In this capacity, Singleton oversaw nine locations and was responsible for training and developing the management team, recruiting, day-to-day operations for things like gasoline pricing and protocol, and teaching managers to take ownership of their stores. Singleton held the position for about three years and also had the distinction of being the only African American c-store district manager in the region.

Today, Singleton holds the role of division director trainee, a new position created to prepare him with the training to become a regional manager or division director in the future. As division director trainee, he gets an intimate view of all aspects of the company.

“I spend time training with every single department, whether it be the gasoline department, human resources, marketing, IT, payroll or administration, so I can learn that department inside and out,” he explained. His goal is to eventually be a regional director for Worsley.

During his career, Singleton admits he absorbed quite a bit from his colleagues. “As you go along, you pick up things from people and learn from their ideas and input. It’s what has molded me into who I am today, and I continue to learn something new everyday,” he said. “My immediate supervisor, my mentor, Hamed Makky, has been instrumental and laid out a path for me to follow to reach my goals.”

Inspiring Others
Singleton works to create a people-focused environment. “I’ve made that one of my priorities and passed that idealism onto the people who work for me, so they understand employees are vital to our success and train them accordingly.” He also believes consequences inspire employees to work hard, including rewards for good work—such as gift cards, dinners and monetary increases.  

“The greatest reward I have given a knowledge-craving employee is more development, training and personalized face-to-face recognition for a job well done,” he added.

Singleton advises others to educate employees and surround themselves with great people. “Those who are successful in this business long-term, hire and surround themselves with people that can be developed,” he said. “It helps to have a passion for what you do,” he added.



  1. Scotchman employee says:

    In regards to the front-line convenience store employee, it is easy for upper management to simply say that employee training and appreciation goes a long way, but it is not apparent to me that employee satisfaction is even a goal for Worsley Operating Company.
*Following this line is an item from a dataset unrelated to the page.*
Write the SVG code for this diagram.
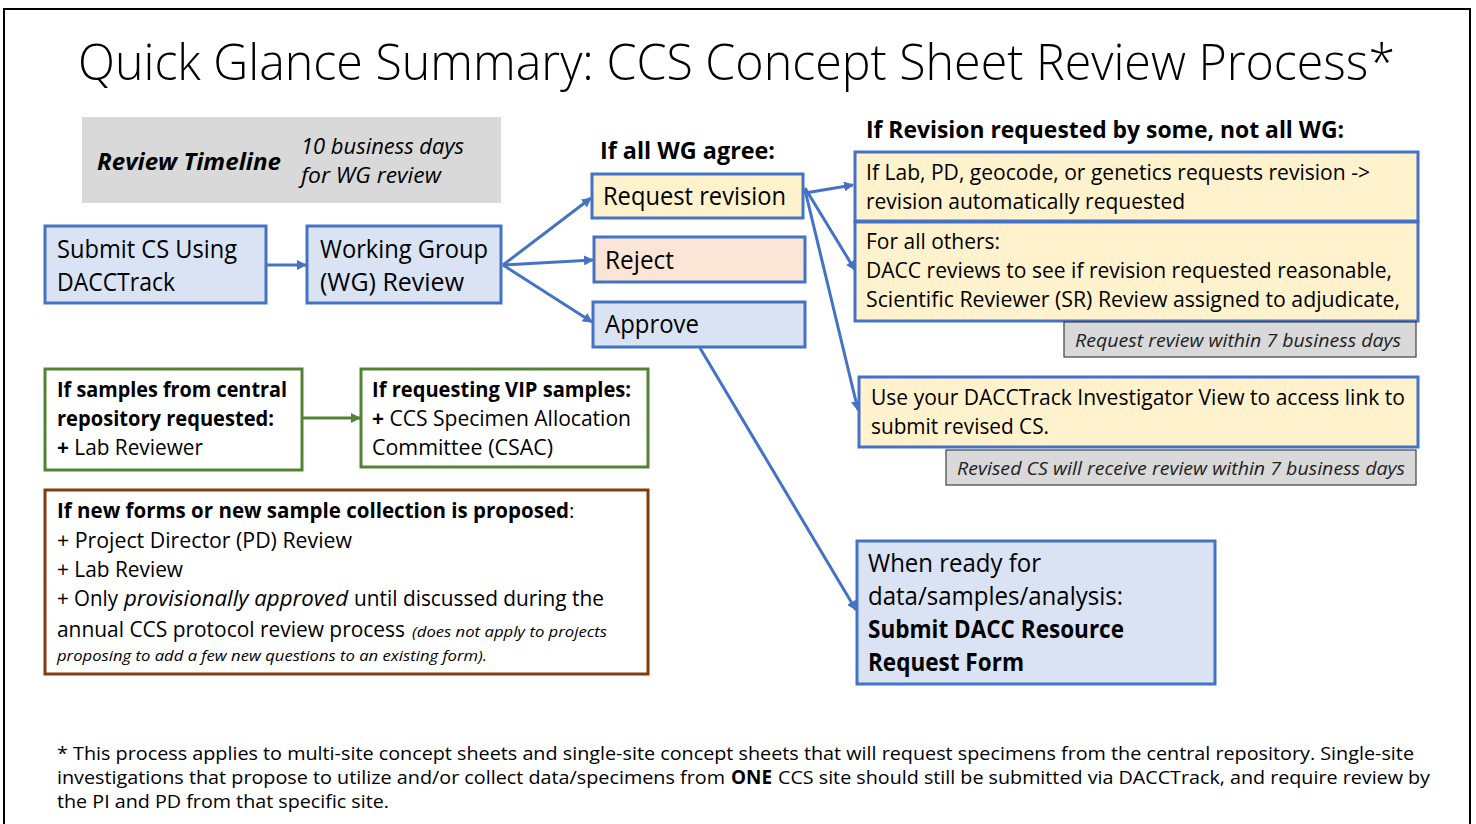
<svg xmlns="http://www.w3.org/2000/svg" width="1476" height="824" viewBox="0 0 1476 824">
<defs>
<style>
text{font-family:"Open Sans","Noto Sans",sans-serif;fill:#000}
.t{font-size:25px}
.s{font-size:21px}
.g{font-size:18.5px;font-style:italic;fill:#222}
.f{font-size:19px}
.b{font-weight:bold}
.i{font-style:italic}
.blue{fill:#dae3f3;stroke:#4472c4;stroke-width:3}
.yel{fill:#fff2cc;stroke:#4472c4;stroke-width:3}
.pink{fill:#fbe5d6;stroke:#4472c4;stroke-width:3}
.grey{fill:#d9d9d9;stroke:#404040;stroke-width:1.2}
.green{fill:#fff;stroke:#548235;stroke-width:3}
.brown{fill:#fff;stroke:#843c0c;stroke-width:3}
.c{stroke:#4472c4;stroke-width:3;fill:none;marker-end:url(#ab)}
.cg{stroke:#548235;stroke-width:3;fill:none;marker-end:url(#ag)}
</style>
<marker id="ab" viewBox="0 0 10 10" refX="9" refY="5" markerWidth="10" markerHeight="10" markerUnits="userSpaceOnUse" orient="auto"><path d="M0,0 L10,5 L0,10 Z" fill="#4472c4"/></marker>
<marker id="ag" viewBox="0 0 10 10" refX="9" refY="5" markerWidth="10" markerHeight="10" markerUnits="userSpaceOnUse" orient="auto"><path d="M0,0 L10,5 L0,10 Z" fill="#548235"/></marker>
</defs>
<rect x="0" y="0" width="1476" height="824" fill="#fff"/>
<rect x="4" y="9" width="1466" height="830" fill="none" stroke="#000" stroke-width="2"/>

<text x="78" y="80" style="font-size:50px;font-weight:300" textLength="1317" lengthAdjust="spacingAndGlyphs">Quick Glance Summary: CCS Concept Sheet Review Process*</text>

<g id="timeline">
<rect x="82" y="117" width="419" height="86" fill="#d9d9d9"/>
<text x="97" y="170" class="b i" style="font-size:23px" textLength="184" lengthAdjust="spacingAndGlyphs">Review Timeline</text>
<text x="301" y="154" class="i" style="font-size:22px" textLength="163" lengthAdjust="spacingAndGlyphs">10 business days</text>
<text x="301" y="183" class="i" style="font-size:22px" textLength="140" lengthAdjust="spacingAndGlyphs">for WG review</text>
</g>

<g id="connectors">
<line class="c" x1="266" y1="265" x2="306" y2="265"/>
<line class="c" x1="503" y1="265" x2="591" y2="198"/>
<line class="c" x1="503" y1="265" x2="593" y2="260"/>
<line class="c" x1="503" y1="265" x2="592" y2="322"/>
<line class="c" x1="805" y1="193" x2="853" y2="185"/>
<line class="c" x1="805" y1="188" x2="855" y2="270"/>
<line class="c" x1="805" y1="190" x2="858" y2="410"/>
<line class="c" x1="700" y1="348" x2="856" y2="610"/>
<line class="cg" x1="302" y1="418" x2="360" y2="418"/>
</g>

<g id="submit">
<rect class="blue" x="45" y="226" width="221" height="77"/>
<text x="57" y="258" class="t" textLength="180" lengthAdjust="spacingAndGlyphs">Submit CS Using</text>
<text x="57" y="291" class="t" textLength="118" lengthAdjust="spacingAndGlyphs">DACCTrack</text>
</g>

<g id="wgreview">
<rect class="blue" x="307" y="226" width="194" height="77"/>
<text x="320" y="258" class="t" textLength="168" lengthAdjust="spacingAndGlyphs">Working Group</text>
<text x="320" y="291" class="t" textLength="144" lengthAdjust="spacingAndGlyphs">(WG) Review</text>
</g>

<g id="allagree">
<text x="600" y="159" class="b" style="font-size:23px" textLength="175" lengthAdjust="spacingAndGlyphs">If all WG agree:</text>
</g>

<g id="reqrev">
<rect class="yel" x="592" y="174" width="211" height="44"/>
<text x="603" y="205" class="t" textLength="183" lengthAdjust="spacingAndGlyphs">Request revision</text>
</g>
<g id="reject">
<rect class="pink" x="594" y="237" width="211" height="45"/>
<text x="605" y="269" class="t" textLength="69" lengthAdjust="spacingAndGlyphs">Reject</text>
</g>
<g id="approve">
<rect class="blue" x="593" y="302" width="212" height="45"/>
<text x="605" y="333" class="t" textLength="94" lengthAdjust="spacingAndGlyphs">Approve</text>
</g>

<g id="somewg">
<text x="866" y="138" class="b" style="font-size:22.5px" textLength="478" lengthAdjust="spacingAndGlyphs">If Revision requested by some, not all WG:</text>
</g>

<g id="labpd">
<rect class="yel" x="855" y="152" width="563" height="69"/>
<text x="866" y="180" class="s" textLength="504" lengthAdjust="spacingAndGlyphs">If Lab, PD, geocode, or genetics requests revision -&gt;</text>
<text x="866" y="209" class="s" textLength="319" lengthAdjust="spacingAndGlyphs">revision automatically requested</text>
</g>

<g id="others">
<rect class="yel" x="855" y="222" width="563" height="99"/>
<text x="866" y="249" class="s" textLength="134" lengthAdjust="spacingAndGlyphs">For all others:</text>
<text x="866" y="278" class="s" textLength="526" lengthAdjust="spacingAndGlyphs">DACC reviews to see if revision requested reasonable,</text>
<text x="866" y="307" class="s" textLength="534" lengthAdjust="spacingAndGlyphs">Scientific Reviewer (SR) Review assigned to adjudicate,</text>
</g>

<g id="reqreview7">
<rect class="grey" x="1064" y="322" width="352" height="35"/>
<text x="1075" y="347" class="g" textLength="326" lengthAdjust="spacingAndGlyphs">Request review within 7 business days</text>
</g>

<g id="usedacc">
<rect class="yel" x="859" y="377" width="559" height="70"/>
<text x="871" y="405" class="s" textLength="534" lengthAdjust="spacingAndGlyphs">Use your DACCTrack Investigator View to access link to</text>
<text x="871" y="434" class="s" textLength="178" lengthAdjust="spacingAndGlyphs">submit revised CS.</text>
</g>

<g id="revised7">
<rect class="grey" x="946" y="450" width="470" height="35"/>
<text x="957" y="475" class="g" textLength="448" lengthAdjust="spacingAndGlyphs">Revised CS will receive review within 7 business days</text>
</g>

<g id="whenready">
<rect class="blue" x="857" y="541" width="358" height="143"/>
<text x="868" y="572" class="t" textLength="173" lengthAdjust="spacingAndGlyphs">When ready for</text>
<text x="868" y="605" class="t" textLength="255" lengthAdjust="spacingAndGlyphs">data/samples/analysis:</text>
<text x="868" y="638" class="t b" textLength="256" lengthAdjust="spacingAndGlyphs">Submit DACC Resource</text>
<text x="868" y="671" class="t b" textLength="156" lengthAdjust="spacingAndGlyphs">Request Form</text>
</g>

<g id="central">
<rect class="green" x="45" y="369" width="257" height="101"/>
<text x="57" y="397" class="s b" textLength="230" lengthAdjust="spacingAndGlyphs">If samples from central</text>
<text x="57" y="426" class="s b" textLength="217" lengthAdjust="spacingAndGlyphs">repository requested:</text>
<text x="57" y="455" class="s" textLength="146" lengthAdjust="spacingAndGlyphs"><tspan class="b">+</tspan> Lab Reviewer</text>
</g>

<g id="vip">
<rect class="green" x="361" y="369" width="287" height="98"/>
<text x="372" y="397" class="s b" textLength="259" lengthAdjust="spacingAndGlyphs">If requesting VIP samples:</text>
<text x="372" y="426" class="s" textLength="259" lengthAdjust="spacingAndGlyphs"><tspan class="b">+</tspan> CCS Specimen Allocation</text>
<text x="372" y="455" class="s" textLength="181" lengthAdjust="spacingAndGlyphs">Committee (CSAC)</text>
</g>

<g id="newforms">
<rect class="brown" x="45" y="490" width="603" height="184"/>
<text x="57" y="518" style="font-size:20.5px"><tspan class="b">If new forms or new sample collection is proposed</tspan>:</text>
<text x="57" y="548" class="s" textLength="295" lengthAdjust="spacingAndGlyphs">+ Project Director (PD) Review</text>
<text x="57" y="577" class="s" textLength="126" lengthAdjust="spacingAndGlyphs">+ Lab Review</text>
<text x="57" y="606" class="s" textLength="61" lengthAdjust="spacingAndGlyphs">+ Only</text>
<text x="124" y="606" class="s i" textLength="224" lengthAdjust="spacingAndGlyphs">provisionally approved</text>
<text x="354" y="606" class="s" textLength="250" lengthAdjust="spacingAndGlyphs">until discussed during the</text>
<text x="57" y="637" class="s" textLength="348" lengthAdjust="spacingAndGlyphs">annual CCS protocol review process</text>
<text x="412" y="637" class="i" style="font-size:15px" textLength="195" lengthAdjust="spacingAndGlyphs">(does not apply to projects</text>
<text x="57" y="661" class="i" style="font-size:15px" textLength="430" lengthAdjust="spacingAndGlyphs">proposing to add a few new questions to an existing form).</text>
</g>

<g id="footnote">
<text x="57" y="760" class="f" textLength="1357" lengthAdjust="spacingAndGlyphs">* This process applies to multi-site concept sheets and single-site concept sheets that will request specimens from the central repository. Single-site</text>
<text x="57" y="784" class="f" textLength="668" lengthAdjust="spacingAndGlyphs">investigations that propose to utilize and/or collect data/specimens from</text>
<text x="731" y="784" class="f b" textLength="41" lengthAdjust="spacingAndGlyphs">ONE</text>
<text x="778" y="784" class="f" textLength="652" lengthAdjust="spacingAndGlyphs">CCS site should still be submitted via DACCTrack, and require review by</text>
<text x="57" y="808" class="f" textLength="332" lengthAdjust="spacingAndGlyphs">the PI and PD from that specific site.</text>
</g>
</svg>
There is little to none training and empowerment for the front-line employee along with horribly low wages and little employee appreciation which leads to decreased motivation, disparity between co-workers, and, ultimately, customer dissatisfaction. You would think it would be top priority for this company to make its employees happy, but ever since I’ve worked for this company, I’ve received no credit or reward for the hard work that i put into this job, even from my store manager. I don’t feel like I am a part of this business altogether… and I am sure that I’m not the only one.